* BEGIN Collected data *

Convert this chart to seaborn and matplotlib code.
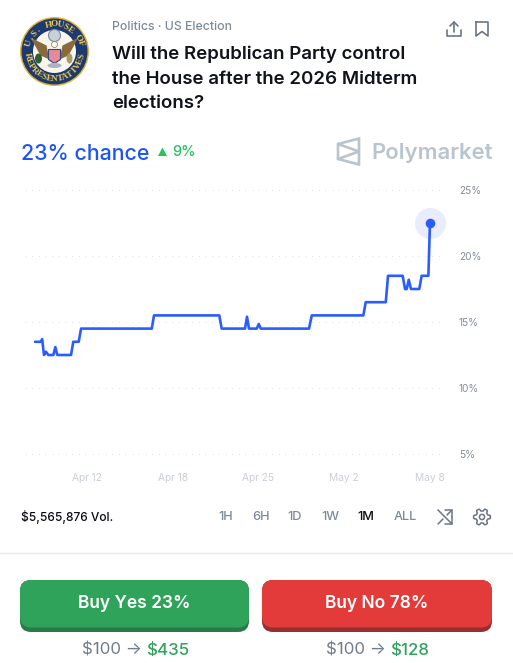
import numpy as np
import pandas as pd
import seaborn as sns
import matplotlib
matplotlib.use("Agg")
import matplotlib.pyplot as plt
from matplotlib.patches import Circle, FancyBboxPatch, Polygon, Ellipse

# days since Apr 12 and chance in percent
days = [-3.94, -3.50, -3.40, -3.26, -3.11, -2.93, -2.55, -2.40, -2.25, -1.21, -1.04, -0.63, -0.45,
        4.91, 5.08, 10.03, 10.21, 11.98, 12.13, 12.28, 12.87, 13.02, 13.17, 16.83, 17.04,
        20.95, 21.13, 22.65, 22.82, 23.93, 24.11, 24.24, 24.39, 24.56, 25.19, 25.37, 25.88, 26.0]
chance = [13.5, 13.5, 13.7, 12.5, 12.75, 12.5, 12.5, 13.1, 12.5, 12.5, 13.5, 13.5, 14.5,
          14.5, 15.5, 15.5, 14.5, 14.5, 15.4, 14.5, 14.5, 14.85, 14.5, 14.5, 15.5,
          15.5, 16.5, 16.5, 18.5, 18.5, 17.5, 17.5, 18.2, 17.5, 17.5, 18.5, 18.5, 22.5]
x_ticks = [0, 6.5, 13, 19.5, 26]
x_labels = ["Apr 12", "Apr 18", "Apr 25", "May 2", "May 8"]
y_ticks = [5, 10, 15, 20, 25]
y_labels = ["5%", "10%", "15%", "20%", "25%"]
ranges = ["1H", "6H", "1D", "1W", "1M", "ALL"]

W, H = 513, 663
BLUE = "#2a5cff"
GREY = "#7c8a9c"

sns.set_theme(style="white")
plt.rcParams["font.family"] = ["Inter", "DejaVu Sans"]

fig = plt.figure(figsize=(W / 100, H / 100), dpi=100, facecolor="white")

# overlay in pixel coordinates for everything around the chart
ui = fig.add_axes([0, 0, 1, 1])
ui.set_xlim(0, W)
ui.set_ylim(H, 0)
ui.axis("off")

# chart
ax = fig.add_axes([25 / W, 1 - 454 / H, 420 / W, 264 / H])
ax.patch.set_alpha(0)
df = pd.DataFrame({"day": days, "chance": chance})
sns.lineplot(data=df, x="day", y="chance", color=BLUE, linewidth=1.9, ax=ax,
             solid_joinstyle="round", zorder=4)
sns.scatterplot(x=days[-1:], y=chance[-1:], s=500, color="#e9edfb", linewidth=0, ax=ax, zorder=3)
sns.scatterplot(x=days[-1:], y=chance[-1:], s=48, color=BLUE, linewidth=0, ax=ax, zorder=5)
ax.set_xlim(-4.70, 27.14)
ax.set_ylim(5, 25)
ax.set_xlabel("")
ax.set_ylabel("")
ax.set_xticks(x_ticks, x_labels)
ax.yaxis.tick_right()
ax.set_yticks(y_ticks, y_labels)
ax.tick_params(axis="x", length=0, pad=13.5, labelsize=7.3, labelcolor="#c9ced6")
ax.tick_params(axis="y", length=0, pad=10, labelsize=7.3, labelcolor="#858d99")
ax.grid(axis="y", color="#e2e5e9", linestyle=(0, (1, 5)), linewidth=0.8)
ax.grid(axis="x", visible=False)
ax.set_axisbelow(True)
sns.despine(ax=ax, left=True, bottom=True, top=True, right=True)
for line in ax.get_ygridlines():
    line.set_clip_on(False)

# seal
cx, cy = 54.5, 51.5
ui.add_patch(Circle((cx, cy), 34.5, fc="#e2b33a", ec="none"))
ui.add_patch(Circle((cx, cy), 33, fc="#1c3a70", ec="none"))
ui.add_patch(Circle((cx, cy), 21.5, fc="#f7f5ec", ec="none"))
ui.add_patch(Polygon([(cx - 24, cy - 14), (cx - 8, cy - 6), (cx - 5, cy + 8), (cx - 14, cy + 4)],
                     fc="#8a6a3a", ec="none"))
ui.add_patch(Polygon([(cx + 24, cy - 14), (cx + 8, cy - 6), (cx + 5, cy + 8), (cx + 14, cy + 4)],
                     fc="#8a6a3a", ec="none"))
ui.add_patch(Circle((cx, cy - 16), 6, fc="#c9d0d6", ec="#7a8aa0", lw=0.8))
ui.add_patch(Circle((cx, cy - 7), 3, fc="#f7f7f0", ec="#8a7a50", lw=0.5))
ui.add_patch(Polygon([(cx - 6, cy - 2), (cx + 6, cy - 2), (cx + 6, cy + 8), (cx, cy + 12), (cx - 6, cy + 8)],
                     fc="#e58a96", ec="#2c4a80", lw=0.8))
ui.add_patch(Ellipse((cx, cy + 14), 14, 5, fc="#aab4c0", ec="none"))
ui.add_patch(Ellipse((cx - 16, cy + 7), 7, 10, fc="#2f5e35", ec="none"))
ui.add_patch(Ellipse((cx + 15, cy + 7), 6, 10, fc="#a89a70", ec="none"))


def ring_text(s, start, end, r, flip=False):
    for ch, a in zip(s, np.linspace(start, end, len(s))):
        px, py = cx + r * np.cos(np.radians(a)), cy - r * np.sin(np.radians(a))
        rot = a - 90 if not flip else a + 90
        ui.text(px, py, ch, fontsize=6.6, color="#f0c94e", family="Liberation Serif", weight="bold",
                ha="center", va="center", rotation=rot, rotation_mode="anchor")


ring_text("U.S. HOUSE OF", 162, 18, 27)
ring_text("REPRESENTATIVES", 190, 350, 27.5, flip=True)

# header text
ui.text(112, 27, "Politics · US Election", fontsize=8.8, color=GREY, va="center", weight="medium")
for y, s in zip([54, 79, 103], ["Will the Republican Party control",
                                "the House after the 2026 Midterm",
                                "elections?"]):
    ui.text(112, y, s, fontsize=13.45, color="#10131c", va="center", weight="semibold")
ui.text(21, 153.5, "23% chance", fontsize=15.4, color="#1d55f5", va="center", weight="medium")
ui.add_patch(Polygon([(158, 156), (167, 156), (162.5, 147.5)], fc="#22c55e", ec="none"))
ui.text(172, 152.5, "9%", fontsize=10.6, color="#22c55e", va="center", weight="medium")

# polymarket logo
logo = "#b9c4cd"
ui.add_patch(Polygon([(338, 144), (359, 138.5), (359, 164.5), (338, 159)], fc="none", ec=logo, lw=1.9))
ui.plot([338, 359, 338], [144, 151.5, 159], color=logo, lw=1.9, solid_joinstyle="miter")
ui.text(371, 153, "Polymarket", fontsize=15.9, color=logo, va="center", weight="semibold")

# share and bookmark icons
ic = "#6b7585"
ui.plot([447, 447, 461, 461], [30, 36, 36, 30], color=ic, lw=1.2)
ui.plot([454, 454], [22, 32], color=ic, lw=1.2)
ui.plot([450, 454, 458], [26, 22, 26], color=ic, lw=1.2)
ui.plot([476, 476, 482, 488, 488, 476], [22, 36, 31.5, 36, 22, 22], color=ic, lw=1.2, solid_joinstyle="round")

# footer of the chart
ui.text(21, 517, "$5,565,876 Vol.", fontsize=8.6, color="#0b0d12", va="center", weight="medium")
for s, x in zip(ranges, [226, 261, 295, 330, 366, 405]):
    ui.text(x, 517, s, fontsize=9.2, color="#0b0d12" if s == "1M" else GREY, ha="center", va="center",
            weight="medium")

# shuffle icon
ui.plot([438, 452], [510, 524], color=ic, lw=1.1)
ui.plot([438, 443], [524, 519], color=ic, lw=1.1)
ui.plot([447, 452], [515, 510], color=ic, lw=1.1)
ui.plot([445, 452, 452], [510, 510, 517], color=ic, lw=1.1)
ui.plot([452, 452, 445], [517, 524, 524], color=ic, lw=1.1)

# gear icon
ang = np.linspace(0, 2 * np.pi, 97)
rad = 7.2 + 1.2 * np.clip(2.2 * np.cos(6 * ang), -1, 1)
ui.plot(482 + rad * np.cos(ang), 517 + rad * np.sin(ang), color=ic, lw=1.1)
ui.add_patch(Circle((482, 517), 2.6, fc="none", ec=ic, lw=1.1))

ui.plot([0, W], [553, 553], color="#e6e8eb", lw=1)


def button(x0, x1, fill, shade, label):
    ui.add_patch(FancyBboxPatch((x0, 580), x1 - x0, 52, boxstyle="round,pad=0,rounding_size=11",
                                fc=shade, ec="none"))
    ui.add_patch(FancyBboxPatch((x0, 580), x1 - x0, 47.5, boxstyle="round,pad=0,rounding_size=11",
                                fc=fill, ec="none"))
    ui.text((x0 + x1) / 2, 604, label, fontsize=12.5, color="white", ha="center", va="center", weight="semibold")


button(20, 249, "#30a35a", "#2a7a49", "Buy Yes 23%")
button(262, 492, "#e33a3a", "#962f2f", "Buy No 78%")

# payouts
for x, x2, s in [(82, 146, "$435"), (326, 390, "$128")]:
    ui.text(x, 650.5, "$100 →", fontsize=12.2, color="#6f7c8f", va="center")
    ui.text(x2, 650.5, s, fontsize=12.2, color="#30a35a", va="center", weight="medium")

fig.savefig("out.png", dpi=100)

* END Collected data *

What to work on: Give the number of lines above that hold the word "matplotlib", and nothing more.

Finished answer: 5